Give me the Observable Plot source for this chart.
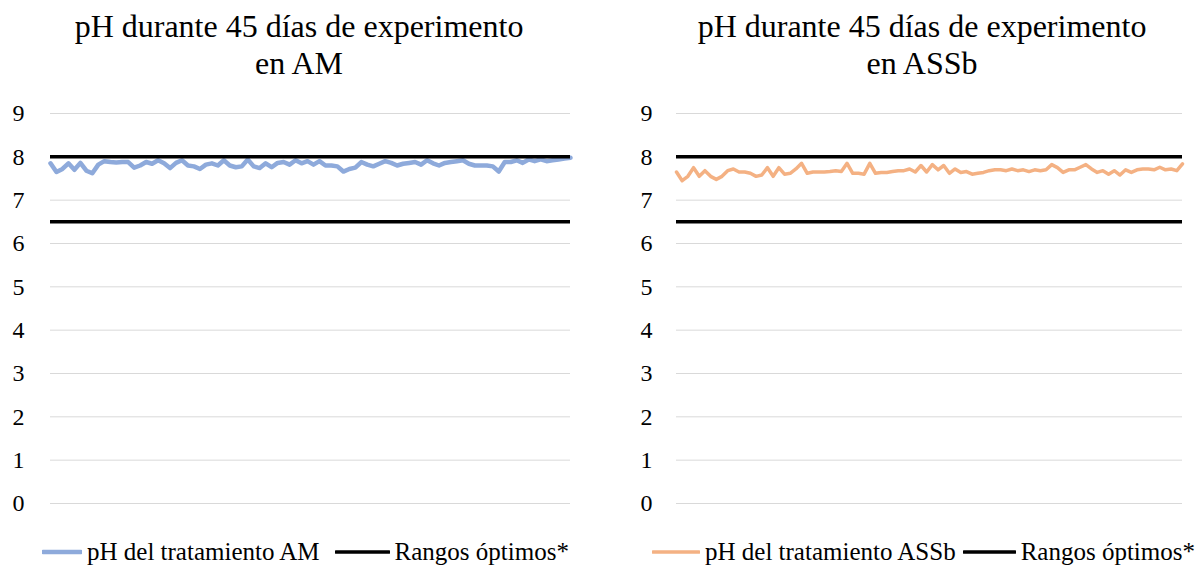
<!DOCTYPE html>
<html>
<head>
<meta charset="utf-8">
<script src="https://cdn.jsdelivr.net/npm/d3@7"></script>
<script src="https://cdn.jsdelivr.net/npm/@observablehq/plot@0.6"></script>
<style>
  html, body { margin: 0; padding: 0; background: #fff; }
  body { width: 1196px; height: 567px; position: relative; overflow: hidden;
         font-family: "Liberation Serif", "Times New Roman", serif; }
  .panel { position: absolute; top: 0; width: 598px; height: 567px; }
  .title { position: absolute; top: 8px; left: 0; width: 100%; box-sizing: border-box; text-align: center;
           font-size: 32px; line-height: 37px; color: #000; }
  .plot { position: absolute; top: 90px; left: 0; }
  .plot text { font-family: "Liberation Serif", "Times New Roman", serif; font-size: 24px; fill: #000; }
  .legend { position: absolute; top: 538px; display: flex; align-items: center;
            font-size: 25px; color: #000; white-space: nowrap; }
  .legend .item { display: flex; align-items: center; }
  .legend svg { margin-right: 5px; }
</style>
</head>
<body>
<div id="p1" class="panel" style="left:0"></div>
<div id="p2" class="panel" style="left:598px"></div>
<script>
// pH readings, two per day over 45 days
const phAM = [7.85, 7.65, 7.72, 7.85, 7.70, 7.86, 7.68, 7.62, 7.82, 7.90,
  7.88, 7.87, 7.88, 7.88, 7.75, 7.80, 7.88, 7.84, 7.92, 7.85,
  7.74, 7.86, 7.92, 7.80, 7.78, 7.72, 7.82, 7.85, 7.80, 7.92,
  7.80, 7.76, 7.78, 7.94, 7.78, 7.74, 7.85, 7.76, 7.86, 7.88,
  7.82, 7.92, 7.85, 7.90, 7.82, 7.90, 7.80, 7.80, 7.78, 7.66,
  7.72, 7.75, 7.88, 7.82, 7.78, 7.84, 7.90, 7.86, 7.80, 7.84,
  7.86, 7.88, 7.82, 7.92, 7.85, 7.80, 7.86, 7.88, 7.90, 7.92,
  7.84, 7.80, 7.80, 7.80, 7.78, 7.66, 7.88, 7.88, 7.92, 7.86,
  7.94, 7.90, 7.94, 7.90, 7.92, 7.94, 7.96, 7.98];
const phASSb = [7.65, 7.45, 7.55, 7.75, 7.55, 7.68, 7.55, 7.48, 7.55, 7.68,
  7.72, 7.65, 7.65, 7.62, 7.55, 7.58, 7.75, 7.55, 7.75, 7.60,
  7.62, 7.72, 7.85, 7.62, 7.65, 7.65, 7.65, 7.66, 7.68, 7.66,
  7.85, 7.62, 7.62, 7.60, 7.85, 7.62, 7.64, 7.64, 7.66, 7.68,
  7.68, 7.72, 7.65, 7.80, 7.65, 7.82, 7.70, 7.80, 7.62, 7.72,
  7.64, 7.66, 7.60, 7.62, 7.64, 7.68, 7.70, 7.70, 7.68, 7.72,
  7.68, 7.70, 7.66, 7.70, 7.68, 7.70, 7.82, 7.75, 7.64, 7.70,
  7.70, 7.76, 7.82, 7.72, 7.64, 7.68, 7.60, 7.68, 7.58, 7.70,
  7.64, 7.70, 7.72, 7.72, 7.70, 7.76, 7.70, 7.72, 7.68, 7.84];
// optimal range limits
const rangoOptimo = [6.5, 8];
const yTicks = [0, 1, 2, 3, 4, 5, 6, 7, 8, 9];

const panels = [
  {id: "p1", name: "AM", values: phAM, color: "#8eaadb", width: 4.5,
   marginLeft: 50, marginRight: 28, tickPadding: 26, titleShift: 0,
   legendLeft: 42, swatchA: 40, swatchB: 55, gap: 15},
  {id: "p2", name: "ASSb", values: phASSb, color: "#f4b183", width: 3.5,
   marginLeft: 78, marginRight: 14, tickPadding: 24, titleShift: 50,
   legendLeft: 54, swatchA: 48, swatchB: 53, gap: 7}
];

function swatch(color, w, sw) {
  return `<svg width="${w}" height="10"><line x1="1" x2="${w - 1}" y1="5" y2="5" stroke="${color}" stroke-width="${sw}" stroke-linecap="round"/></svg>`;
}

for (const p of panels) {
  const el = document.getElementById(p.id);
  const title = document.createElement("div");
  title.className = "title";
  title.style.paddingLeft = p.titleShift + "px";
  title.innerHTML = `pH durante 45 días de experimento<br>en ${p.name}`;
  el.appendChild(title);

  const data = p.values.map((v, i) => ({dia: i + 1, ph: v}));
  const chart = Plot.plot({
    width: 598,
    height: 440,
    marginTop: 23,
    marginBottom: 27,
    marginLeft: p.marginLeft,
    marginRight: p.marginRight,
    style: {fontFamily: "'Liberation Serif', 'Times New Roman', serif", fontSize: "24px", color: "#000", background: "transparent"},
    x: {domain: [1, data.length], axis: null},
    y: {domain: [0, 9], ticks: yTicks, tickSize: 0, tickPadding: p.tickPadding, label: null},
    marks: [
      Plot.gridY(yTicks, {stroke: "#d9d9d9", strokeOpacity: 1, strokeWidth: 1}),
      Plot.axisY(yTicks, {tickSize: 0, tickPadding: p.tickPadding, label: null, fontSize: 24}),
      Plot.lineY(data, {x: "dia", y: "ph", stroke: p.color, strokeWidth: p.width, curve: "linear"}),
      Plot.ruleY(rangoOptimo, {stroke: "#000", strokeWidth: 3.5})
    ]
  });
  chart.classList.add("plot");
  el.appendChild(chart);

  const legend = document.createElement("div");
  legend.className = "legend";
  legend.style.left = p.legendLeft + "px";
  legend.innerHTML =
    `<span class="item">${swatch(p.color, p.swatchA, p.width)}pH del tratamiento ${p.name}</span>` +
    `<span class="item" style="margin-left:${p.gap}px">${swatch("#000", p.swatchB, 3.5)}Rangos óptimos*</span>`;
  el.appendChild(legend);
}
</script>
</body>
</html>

○ ○ ○ ○ ○ ○ ○

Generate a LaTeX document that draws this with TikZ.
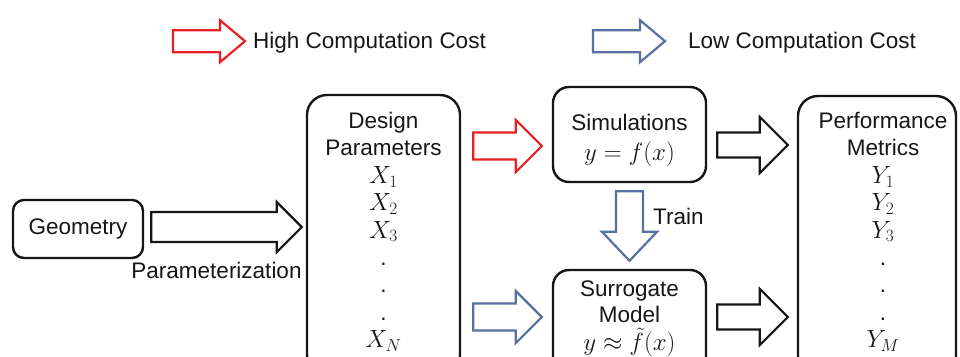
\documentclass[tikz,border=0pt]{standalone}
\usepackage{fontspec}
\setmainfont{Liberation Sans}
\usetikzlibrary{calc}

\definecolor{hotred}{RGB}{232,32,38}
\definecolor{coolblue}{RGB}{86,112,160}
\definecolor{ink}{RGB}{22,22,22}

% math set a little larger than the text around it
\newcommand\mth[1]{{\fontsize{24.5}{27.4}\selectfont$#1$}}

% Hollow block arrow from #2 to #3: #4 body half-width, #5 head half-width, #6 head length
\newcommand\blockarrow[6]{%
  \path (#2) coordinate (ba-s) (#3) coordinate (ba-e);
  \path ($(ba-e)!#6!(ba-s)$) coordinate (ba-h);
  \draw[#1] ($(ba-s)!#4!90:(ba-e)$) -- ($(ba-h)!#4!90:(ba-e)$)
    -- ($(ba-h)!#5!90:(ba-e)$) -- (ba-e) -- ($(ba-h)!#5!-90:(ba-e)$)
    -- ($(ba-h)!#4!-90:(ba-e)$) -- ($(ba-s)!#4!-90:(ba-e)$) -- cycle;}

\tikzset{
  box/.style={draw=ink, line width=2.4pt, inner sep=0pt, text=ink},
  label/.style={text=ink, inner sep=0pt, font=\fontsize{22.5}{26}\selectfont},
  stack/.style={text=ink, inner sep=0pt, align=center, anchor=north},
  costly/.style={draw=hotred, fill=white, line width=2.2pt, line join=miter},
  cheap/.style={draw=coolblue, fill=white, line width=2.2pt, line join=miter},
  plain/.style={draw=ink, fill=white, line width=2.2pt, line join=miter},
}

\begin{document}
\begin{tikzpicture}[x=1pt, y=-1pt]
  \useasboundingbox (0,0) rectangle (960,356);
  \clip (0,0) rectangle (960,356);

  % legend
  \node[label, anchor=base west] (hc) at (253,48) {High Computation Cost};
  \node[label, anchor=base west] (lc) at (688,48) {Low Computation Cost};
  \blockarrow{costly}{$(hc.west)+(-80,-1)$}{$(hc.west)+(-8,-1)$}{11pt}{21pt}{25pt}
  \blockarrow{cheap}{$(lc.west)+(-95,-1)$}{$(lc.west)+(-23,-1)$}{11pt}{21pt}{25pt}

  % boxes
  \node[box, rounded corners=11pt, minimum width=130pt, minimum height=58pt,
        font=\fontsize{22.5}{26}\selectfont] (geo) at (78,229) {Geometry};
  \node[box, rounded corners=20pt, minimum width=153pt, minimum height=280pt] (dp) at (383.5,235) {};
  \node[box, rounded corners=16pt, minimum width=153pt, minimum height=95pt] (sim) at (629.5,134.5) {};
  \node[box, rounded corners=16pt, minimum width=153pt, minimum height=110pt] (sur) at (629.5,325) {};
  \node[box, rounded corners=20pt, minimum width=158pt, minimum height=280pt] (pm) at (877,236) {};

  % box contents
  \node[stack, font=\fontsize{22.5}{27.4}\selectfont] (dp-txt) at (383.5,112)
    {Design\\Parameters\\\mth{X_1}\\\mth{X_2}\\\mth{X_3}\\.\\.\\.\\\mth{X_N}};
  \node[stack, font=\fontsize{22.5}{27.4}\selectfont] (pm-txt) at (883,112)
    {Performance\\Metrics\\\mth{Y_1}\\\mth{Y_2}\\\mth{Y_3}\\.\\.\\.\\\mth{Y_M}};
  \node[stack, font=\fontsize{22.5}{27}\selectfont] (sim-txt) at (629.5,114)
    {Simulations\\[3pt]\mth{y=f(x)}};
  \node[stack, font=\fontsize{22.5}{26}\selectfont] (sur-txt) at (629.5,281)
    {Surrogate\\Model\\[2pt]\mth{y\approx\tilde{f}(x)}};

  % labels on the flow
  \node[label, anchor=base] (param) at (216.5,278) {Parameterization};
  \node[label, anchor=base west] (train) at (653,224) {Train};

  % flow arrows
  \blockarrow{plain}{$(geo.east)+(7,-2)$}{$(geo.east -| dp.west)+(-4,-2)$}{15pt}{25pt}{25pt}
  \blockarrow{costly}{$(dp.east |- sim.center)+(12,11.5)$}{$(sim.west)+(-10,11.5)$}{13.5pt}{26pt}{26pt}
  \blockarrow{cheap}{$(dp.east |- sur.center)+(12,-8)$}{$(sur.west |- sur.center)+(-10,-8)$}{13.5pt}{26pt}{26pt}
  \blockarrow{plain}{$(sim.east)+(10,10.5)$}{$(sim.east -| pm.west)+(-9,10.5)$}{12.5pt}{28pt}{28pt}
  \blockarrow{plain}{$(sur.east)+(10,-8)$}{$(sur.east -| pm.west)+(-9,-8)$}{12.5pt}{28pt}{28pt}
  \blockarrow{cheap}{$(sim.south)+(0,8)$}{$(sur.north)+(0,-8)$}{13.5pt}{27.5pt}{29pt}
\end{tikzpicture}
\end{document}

○ ○ ○ ○ ○ ○ ○

Copy out the lines that hold "this".

-- The reply --
Give me the Observable Plot source for this chart.
Generate a LaTeX document that draws this with TikZ.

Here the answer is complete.